Alessandro Polli – Giugno 19, 2018

SET Neural Network
Uno degli aspetti maggiormente controversi delle moderne reti neurali multi-layer è l’ammontare di risorse computazionali necessarie per il loro addestramento, che è ingente, nonostante il fatto che le architetture più complesse (16 milioni di neuroni) non raggiungano la complessità che caratterizza il cervello di un comune anfibio, ben lontane quindi dagli 80 miliardi di neuroni di un cervello umano.

Ovviamente non è solo un problema di dimensioni, ma anche di efficienza computazionale: infatti le moderne reti neurali artificiali operano su supercomputer, mentre è ancora proibitivo utilizzare i normali desktop, per quanto potenti, considerato che sono necessari mediamente 12 giorni per «addestrare» una rete neurale composta da appena 100 mila neuroni.

Ma l’efficienza computazionale potrebbe presto aumentare.
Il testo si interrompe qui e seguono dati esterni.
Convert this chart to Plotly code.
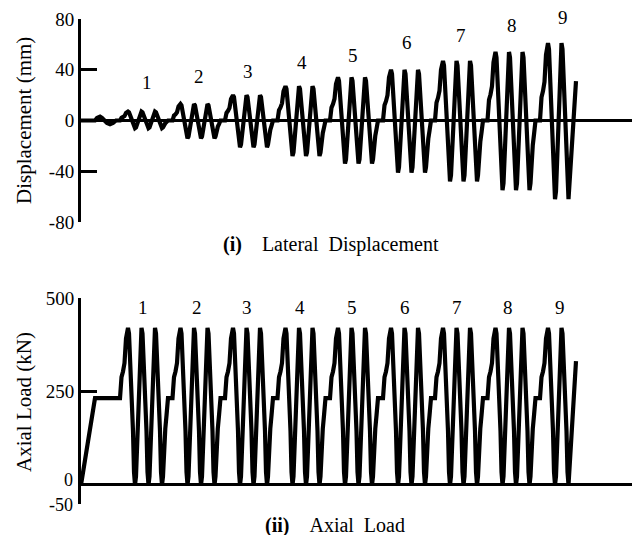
import plotly.graph_objects as go

# ---------------- data ----------------
stage_names = ["1", "2", "3", "4", "5", "6", "7", "8", "9"]
# time at which each loading stage leaves the neutral position
stage_start = [39, 91.5, 144, 196.5, 249, 302, 354, 406.5, 459]
# lateral displacement peaks per stage (mm)
disp_pos = [7, 13, 20, 27, 34, 40, 47, 54, 61]
disp_neg = [-6, -14, -21, -28, -34, -41, -48, -55, -62]
# axial load levels per stage (kN)
axial_max = [420, 420, 420, 420, 420, 420, 420, 420, 420]
axial_mid = [232, 232, 232, 232, 232, 232, 232, 232, 232]
axial_min = [0, 0, 0, 0, 0, 0, 0, 0, 0]

# shape of one 3-cycle stage: time offsets and normalised position (-1..1)
cycle_offsets = [0, 1.5, 3, 4.5, 6, 7, 8,
                 9, 10.3, 11.5, 12.3, 13, 14, 15,
                 16, 17.5, 18.3, 19, 19.8, 20.8, 21.5,
                 22.5, 23.8, 25, 25.8, 26.5, 27.5, 28.5,
                 29.5, 31, 31.8, 32.5, 33.3, 34.3, 35,
                 36, 37.3, 38.5, 39.3, 40, 41, 42,
                 43, 44.3, 45.3, 46.5, 48]
cycle_shape = [0, 0.3, 0.38, 0.5, 0.85, 0.97, 1,
               0.92, 0.5, 0, -0.3, -0.38, -0.85, -1,
               -0.9, -0.4, 0, 0.3, 0.4, 0.85, 1,
               0.92, 0.5, 0, -0.3, -0.38, -0.85, -1,
               -0.9, -0.4, 0, 0.3, 0.4, 0.85, 1,
               0.92, 0.5, 0, -0.3, -0.38, -0.85, -1,
               -0.9, -0.45, -0.35, -0.2, 0]
last_stage_cut = 28.5          # last stage stops after its second trough
end_offset = 36
end_disp = 31
end_axial = 331

# pre-loading part
pre_time = [0, 14, 16, 19, 21, 23, 26, 29, 32, 35]
pre_disp = [0, 0, 2, 3, 2, 0, -2, -3, -2, 0]
pre_axial_time = [0, 14]
pre_axial = [0, 232]

final_time = 551

# ---------------- build the traces ----------------
t_disp = list(pre_time)
v_disp = list(pre_disp)
t_ax = list(pre_axial_time)
v_ax = list(pre_axial)
for k, s in enumerate(stage_start):
    last = k == len(stage_start) - 1
    for off, u in zip(cycle_offsets, cycle_shape):
        if last and off > last_stage_cut:
            break
        t = s + off
        d = u * disp_pos[k] if u >= 0 else -u * disp_neg[k]
        a = (axial_mid[k] + u * (axial_max[k] - axial_mid[k]) if u >= 0
             else axial_mid[k] + (-u) * (axial_min[k] - axial_mid[k]))
        t_disp.append(t)
        v_disp.append(d)
        t_ax.append(t)
        v_ax.append(a)
t_disp.append(stage_start[-1] + end_offset)
v_disp.append(end_disp)
t_ax.append(stage_start[-1] + end_offset)
v_ax.append(end_axial)

FONT = "Liberation Serif"
LW = 4.2

fig = go.Figure()
fig.add_trace(go.Scatter(x=t_disp, y=v_disp, mode="lines",
                         line=dict(color="black", width=LW), xaxis="x", yaxis="y",
                         showlegend=False, hoverinfo="skip"))
fig.add_trace(go.Scatter(x=t_ax, y=v_ax, mode="lines",
                         line=dict(color="black", width=LW), xaxis="x2", yaxis="y2",
                         showlegend=False, hoverinfo="skip"))

W, H = 640, 535
xd = [81 / W, 632 / W]
y1d = [1 - 222 / H, 1 - 19 / H]
y2d = [1 - 503.6 / H, 1 - 298 / H]

xcommon = dict(range=[0, final_time], showline=False, showgrid=False, zeroline=False,
               showticklabels=False, ticks="", fixedrange=True)
ycommon = dict(showline=True, linecolor="black", linewidth=3, showgrid=False,
               zeroline=True, zerolinecolor="black", zerolinewidth=3,
               ticks="inside", ticklen=16, tickwidth=3, tickcolor="black",
               tickfont=dict(family=FONT, size=19, color="black"), automargin=False)

fig.update_layout(
    width=W, height=H,
    margin=dict(l=0, r=0, t=0, b=0),
    paper_bgcolor="white", plot_bgcolor="white",
    xaxis=dict(domain=xd, anchor="y", **xcommon),
    xaxis2=dict(domain=xd, anchor="y2", **xcommon),
    yaxis=dict(domain=y1d, anchor="x", range=[-80, 80],
               tickvals=[-80, -40, 0, 40, 80], ticktext=["-80", "-40", "0", "40", "80"],
               **ycommon),
    yaxis2=dict(domain=y2d, anchor="x2", range=[-50, 500],
                tickvals=[0, 250, 500], ticktext=["", "250", "500"], **ycommon),
)

ann = []
# stage numbers (pixel positions of the labels)
top_lab_px = [147, 199, 248, 302, 353, 407, 461, 512, 563]
top_lab_py = [82, 77, 71, 63, 55, 43, 35, 25, 18]
bot_lab_px = [143, 197, 247, 300, 352, 405, 457, 508, 560]
bot_lab_py = 307
for i, n in enumerate(stage_names):
    ann.append(dict(x=top_lab_px[i] / W, y=1 - top_lab_py[i] / H, xref="paper", yref="paper",
                    text=n, showarrow=False, xanchor="center", yanchor="middle",
                    font=dict(family=FONT, size=19, color="black")))
    ann.append(dict(x=bot_lab_px[i] / W, y=1 - bot_lab_py / H, xref="paper", yref="paper",
                    text=n, showarrow=False, xanchor="center", yanchor="middle",
                    font=dict(family=FONT, size=19, color="black")))

# lower tick labels of the axial axis (set slightly apart as in the original)
ann.append(dict(x=75 / W, y=1 - 480 / H, xref="paper", yref="paper", text="0",
                xanchor="right", yanchor="middle", showarrow=False,
                font=dict(family=FONT, size=18, color="black")))
ann.append(dict(x=75 / W, y=1 - 505 / H, xref="paper", yref="paper", text="-50",
                xanchor="right", yanchor="middle", showarrow=False,
                font=dict(family=FONT, size=18, color="black")))

# axis titles
ann.append(dict(x=24 / W, y=1 - 121 / H, xref="paper", yref="paper",
                text="Displacement (mm)", textangle=-90, showarrow=False,
                xanchor="center", yanchor="middle",
                font=dict(family=FONT, size=21, color="black")))
ann.append(dict(x=24 / W, y=1 - 402 / H, xref="paper", yref="paper",
                text="Axial Load (kN)", textangle=-90, showarrow=False,
                xanchor="center", yanchor="middle",
                font=dict(family=FONT, size=21, color="black")))

# captions
sp = "\u00a0"
ann.append(dict(x=331 / W, y=1 - 245 / H, xref="paper", yref="paper",
                text="<b>(i)</b>" + sp * 4 + "Lateral" + sp * 2 + "Displacement",
                xanchor="center", yanchor="middle",
                showarrow=False, font=dict(family=FONT, size=20, color="black")))
ann.append(dict(x=335 / W, y=1 - 525 / H, xref="paper", yref="paper",
                text="<b>(ii)</b>" + sp * 4 + "Axial" + sp * 2 + "Load",
                xanchor="center", yanchor="middle",
                showarrow=False, font=dict(family=FONT, size=20, color="black")))

fig.update_layout(annotations=ann)
fig.write_html("out.html")
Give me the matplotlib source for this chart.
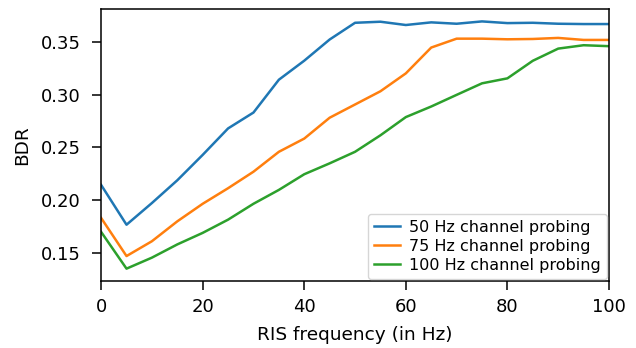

Infatti, un team internazionale composto da ricercatori delle Università di Eindhoven, Austin Texas e Derby ha sviluppato un approccio che abbatte drasticamente i tempi di apprendimento, rendendone quindi possibile l’implementazione sui normali computer.

La metodologia sviluppata dal team, ribattezzata Sparse Evolutionary Training, si ispira al reale funzionamento dei neuroni biologici, la cui efficienza è garantita da tre caratteristiche: le reti neuronali hanno poche connessioni (in questo senso si parla di reti «sparse»), pochi nodi e collegamenti brevi. Il principio di funzionamento della rete si ispira al fenomeno noto come synaptic shrinking: la rete nel suo stato iniziale è caratterizzata da poche connessioni, stabilite casualmente. Ad ogni step, le connessioni più deboli sono eliminate e ne vengono aggiunte altre, sempre seguendo un criterio casuale. La rete in tale maniera evolve da uno stato sparso ad un’architettura caratterizzata da pochi nodi e collegamenti relativamente brevi, aumentando enormemente la propria efficienza computazionale.

I principali risultati della ricerca sono stati pubblicati su Nature Communications.